There’s no ignoring Dax when he goes full Special Forces. He might be blind now, forced out of the army by his time in Hell, but he’ll always be a soldier. So I try, wheezing a little at first, then managing a deeper breath, then another.
“Sorry,” I manage.
“Fuck that. You don’t have to apologize for somethin’ you can’t control.” Once he’s back in his chair, he swivels it to stare out the window and sighs. “You know why we chose this office building? This floor?”
“What?” The sudden shift in the conversation confuses me, and I reach for my coffee, needing the jolt of caffeine to steady me.
“Me and Ford. When we started Second Sight, we worked out of Ford’s apartment for a month. But the two of us stuck in a studio for eight hours a day?” He chuckles, his back still to me. “We almost killed each other a couple of times.”
He falls silent for a moment, and I don’t want to hear the voices of my captors again in my memories, so I ask, “Why this building?”
“Because of the sun. This office, right here. This…view.” Dax takes off his glasses and sets them on the desk behind him.
“A blind man chose this office because of the view?”

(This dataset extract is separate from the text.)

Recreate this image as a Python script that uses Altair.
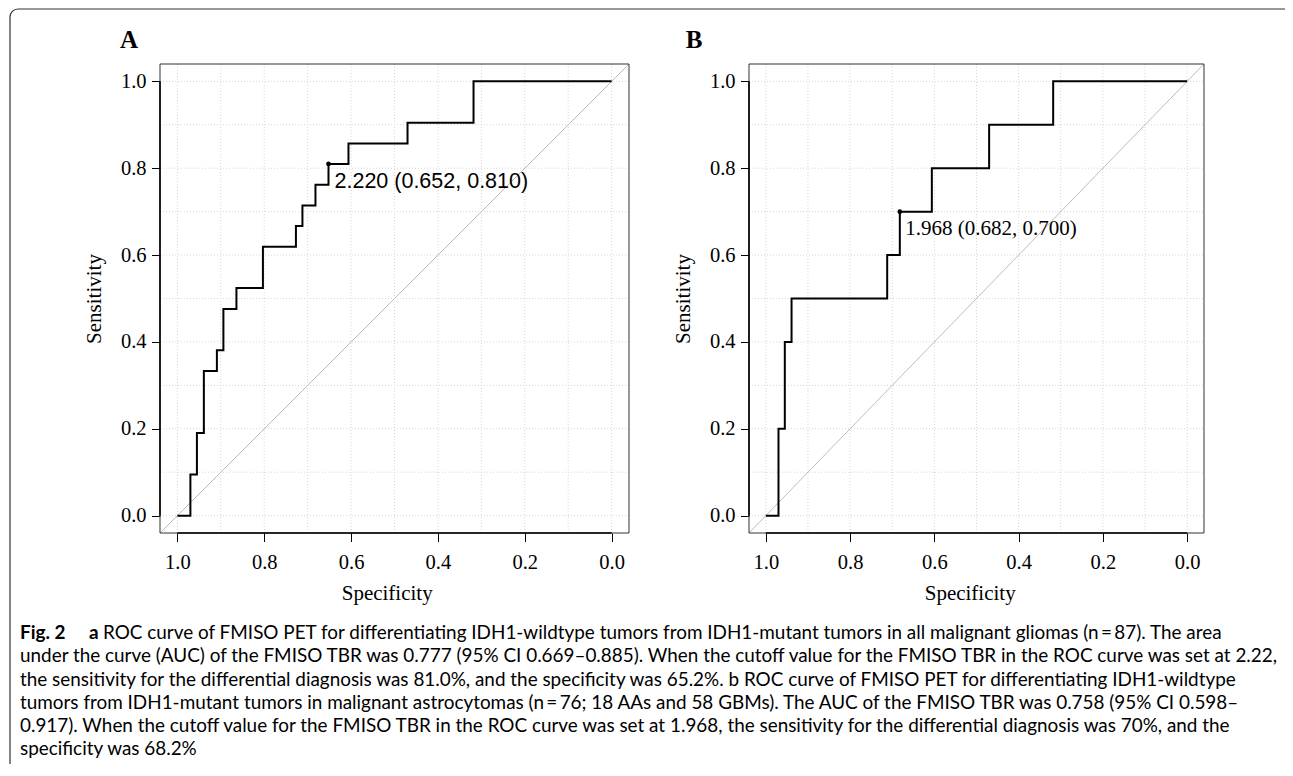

He turns to me, emotion written all over his face. Pain. Fear. Fifteen months of memories he’ll never be rid of. “Yep. I needed to feel the sun. Every day I could.” His eyes, forever a cloudy blue, shine just a little as he pinches the bridge of his nose. “It was a little over a year after Ry got me out of there.” With a shake of his head, he spins his chair again and presses his hand to the glass. “Have I ever told you what I…see?”
“No.”
“Light. Dark. If a color is really bright, I can sometimes pick it up. Evianna has this red dress…” The corner of his mouth turns up slightly. “In Hell, it was dark. All the fucking time. They tacked blankets over the bars. Blindfolded us whenever they took us out of the cells. Hoods over our heads if they wanted to waterboard us or throw us down in the pit.”
His voice turns rough, and now both of his hands are on the window. “It was night when Ry pulled me out of there. And I was mostly out of it for the flight to the hospital in Germany. They wouldn’t let me outside for two weeks. Surgery on my leg, then my eyes. But there was a window we passed every time they took me for another X-ray. I annoyed the shit out of the orderly. Made him stop every fuckin’ time so I could put my hand on the glass and feel the sun. That’s why I picked this office. Why I walk almost everywhere, even in winter. Because I need to be outside every single day I can.”
This time, the silence doesn’t send me back to the same dark place. All I can think about is how Dax came back from fifteen months of torture, darkness, and despair, and now…he’s strong enough to share his pain with me.
“It was never dark in The Crypt,” I say quietly. “The lights…were so strong, they hurt.”
Dax swivels around, picks up his coffee, and settles back in his chair. Maybe…I can tell him the rest. And maybe…I’ll find a little bit more of myself when I do.